Peking University team work extensively in the research area of Machine perception and made major breakthrough in the visual and speech perception.

1) Auditory Perception. On research emphasis of speech perception is to process speech in complex scene. Binaural processing in complex scene. Listeners can achieve significant benefit from binaural hearing when sound sources are spatially separated, which is termed as. Series of works have been conducted to explore the spatial release from masking (SRM). Research has also been conducted to reveal the effect of factors the underlying mechanisms on speech perception in noisy environment and, from the aspects of human behavior performance and to neuro-physiology responses. New speech processing algorithms have been developed for hearing aids and cochlear implants. In the field of automatic speech recognition (ASR), researchers at PKU introduced DNN and made significant progress in recent years. A series of new models have been developed including a GMM-free method for training DNN acoustic model, the deep recurrent neural network based acoustic model, and the multi-scale convolutional neural network based acoustic model.

2) Visual Perception. In processing images, Inexact augmented Lagrangian multiplier method is the first highly efficient algorithm for solving Robust PCA (1000X speedup). The method is widely applied to solve various low-rank problems, such as 3D shape recovery, underwater image recovery, video stabilization, etc. PKU also pioneered the study on multiple-block Alternating Direction Method of Multipliers and gave provably convergent algorithms. Fast algorithms for non-convex problems that enhance low-rankness and sparsity were developed to significantly advance the optimization techniques.

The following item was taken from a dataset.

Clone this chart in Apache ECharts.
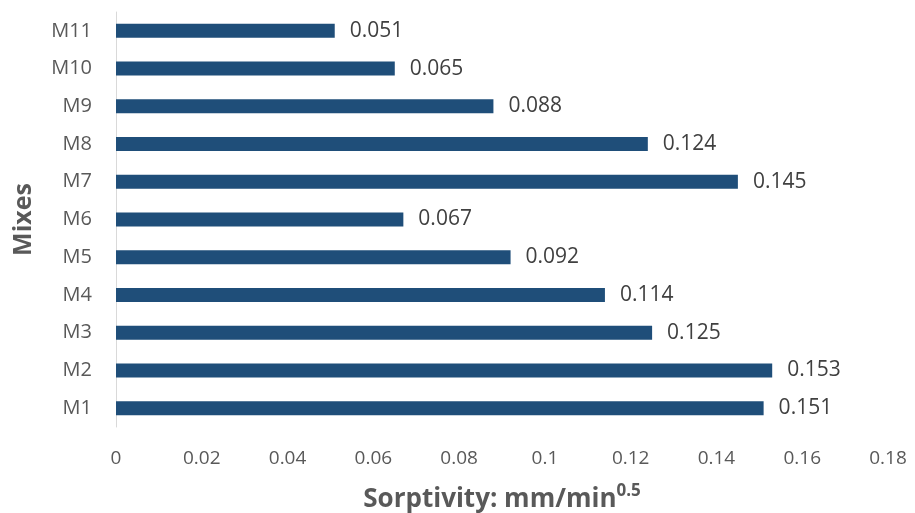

3) Team at PKU also exploits structured prediction and deep learning techniques to reveal the interplay between semantic recognition and 3D reconstruction, and establish the interdependency between semantic and geometric entities at different levels of understanding, from low-level primitives like primitives and parts to high-level descriptions like scene layout and objection constitution. Key contributions made in the field of scene analysis and modeling include structure-sensitive over-segmentation, global-structure-based salient object detection, supervised kernel descriptors for visual recognition, similarity-aware depth image super-resolution, and fast semantic segmentation via structured patch prediction.

4) Machine Perception in Driving. On the application side of machine perception, modeling and reasoning the driving behaviors in real-world traffic for autonomous driving, advanced driving assistance systems (ADAS). An instrumented vehicle with embedded software of multimodal perception has been developed to collect naturalistic driving data. It monitors simultaneously the driver, the ego vehicle and the environment during driving on the public motorways in Beijing for more than 7000km since 2013. Some data (sole-authored by PKU) has been web published, which, to the best of our knowledge, is the first dataset containing large sets of vehicle trajectories that are collected through naturalistic on-road driving. A major feature of studies is that the driver/ego’s behavior is analyzed within the context of traffic to model driving as social behaviors.

SRM works have been published on top academic journals, such as JASA, IEEE-ASL. Additionally, a new head-related transfer function (HRTF) database was built up to facilitate our studies, which has been widely cited in the world. Two papers on automatic speech recognition with DNN have been awarded as the “Best Paper” in important international conferences. The intelligent system equipped with these technologies has been ranked as top 1 in the international competition organized by International Speech Communication Association in 2013. Patents about speech perception in noisy environment algorithms have been issued, and one of them has been applied on the first cochlear implant product in China. The research results on scene analysis and modeling has been provided as core algorithms in many real products.

Research results of the machine perception has been published in the top journals and conferences, including IEEE TPAMI, IEEE TIT, IEEE TIP, IEEE TNNNLS, IJCV, ICCV, CVPR, ICML, NIPS, AAAI, and IJCAI. The technical report on inexact augmented Lagrangian multiplier method and its formal publication at NIPS 2011 together received 1900+ Google Scholar citations. Work on multiple-block Alternating Direction Method of Multipliers and gave provably convergent algorithms was published on premier journals and conferences and further received 900+ GS citations.